We usually heard our affected friends relay the methods undertaken by their fathers to appease the river.
 
“Baami went to see baba onifa (the Ifa diviner) yesterday. They have done etutu (appeasement) and place it by the Iroko tree by the river side,” so said Ojo one of the victims and my classmate.
 
Then I realized where our coins came from. These people would do the same thing year in, year out, thinking it was the appeasement that soften the heart of Odo-Ogba which made it less floody after each violent submerge and destruction.
 
The experience above encapsulates the current situation of flood and its major causes in Oyo State as government overtime has expended so much time, resources and money on annual dredging, campaign against indiscriminate dumping in the rivers and even to the extent of enforcing compliance with the establishment of mobile courts across the State.
 
Oyo State Commissioner for Environment and and Natural Resources, Hon. Kehinde Ayoola warned recently when alongside officials from the Ibadan Urban Flood Management Project, (IUFMP), he visited some areas where flood wrecked havoc on residents after it rained for over two hours on Tuesday 27th, August 2019 that until rainfall recedes, the fear of flooding would gang over residents of the areas where houses were built near rivers.
 
 
The areas where the rivers and streams overflowed their banks in Ibadan on that day included Ogundipe and Arikemase community at Olodo area of Egbeda local government in Ibadan.
 
 
According to him, a good number of buildings in those areas were erected on waterways and road setbacks, especially in the flood -prone areas, warning that it would not be business as usual anymore.
 
 
“It would be recalled that during the last workshop programme on flood forecast, early warning service and implementation, it was categorically stated that Oyo State was likely to experience flooding this September due to the climate change, hence the need for residents living in such flood-prone areas to vacate immediately so as to avert loss of lives and properties.
 
 
“The forecast has came to reality and you could see the level of the water of rivers and streams in the targeted areas. We do not need to wait to have dead victims and destroyed properties before we act. That is why we are visiting these areas to reinstate the warning for residents to vacate the areas and stop dumping indiscriminately.
 
 
“The natural order would not allow anything to block waterways. Water body is powerful when it comes as a flood and flood is as a result of inability of the water to pass through its natural course. So government will soon start pulling down structures that are obstructing easy passage of water and those caught dumping refuse in these rivers will soon face the law,” he announced.
 
 
The former Speaker further stated that the present administration in Oyo State would not stand by watching community dwellers endangering their lives by dumping refuse by road side, adding that plans were rife by government to dredge and expand river channels at the Ona river at Olodo Community in Egbeda Local Government.
 
 
To prevent flooding, Hon.

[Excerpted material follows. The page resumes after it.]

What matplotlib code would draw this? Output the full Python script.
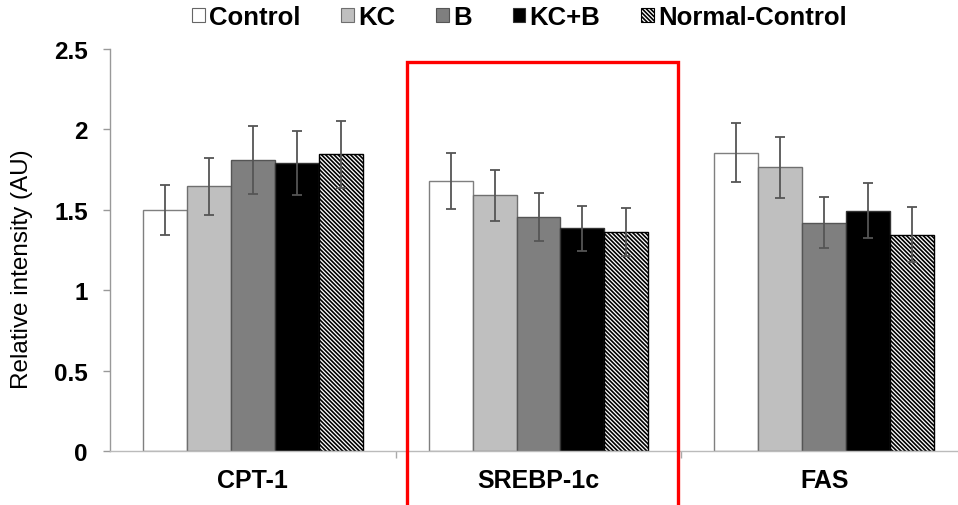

Ayoola advised Community dwellers to desist from dumping wastes into rivers, drainages and other water ways and also stop erecting buildings in flood-prone areas and for children to be guided when passing through water areas as a preventive measures to keep them from drowning as he spoke extensively with the people. 
 
 
 On the myth of feeding the river spirits with refuse, the Commissioner laughed off the idea, calling it archaic and unfounded. According to him, “old ideas that have destructive tendencies on our lives and living should be avoided. The river is like the passage of our mouth or the digestive system, if anything blocks the passage, there is problem. People should desist from engaging in such act. The river also has its own live and system. Stop blocking its way with refuse and illegal buildings,” he warned.
 
It is my wish that we will all realize the folly in dumping refuse in rivers to appease the gods. Even the gods do not eat waste. They feed on fresh fish in the river that are not poisoned by human waste.
 
‘The gods are not to blame’!!!
 
 
 
Alhazan Abiodun Rilwan is the Editor and Head ICT, Oyo State Ministry of Information, Culture and Tourism, Ibadan.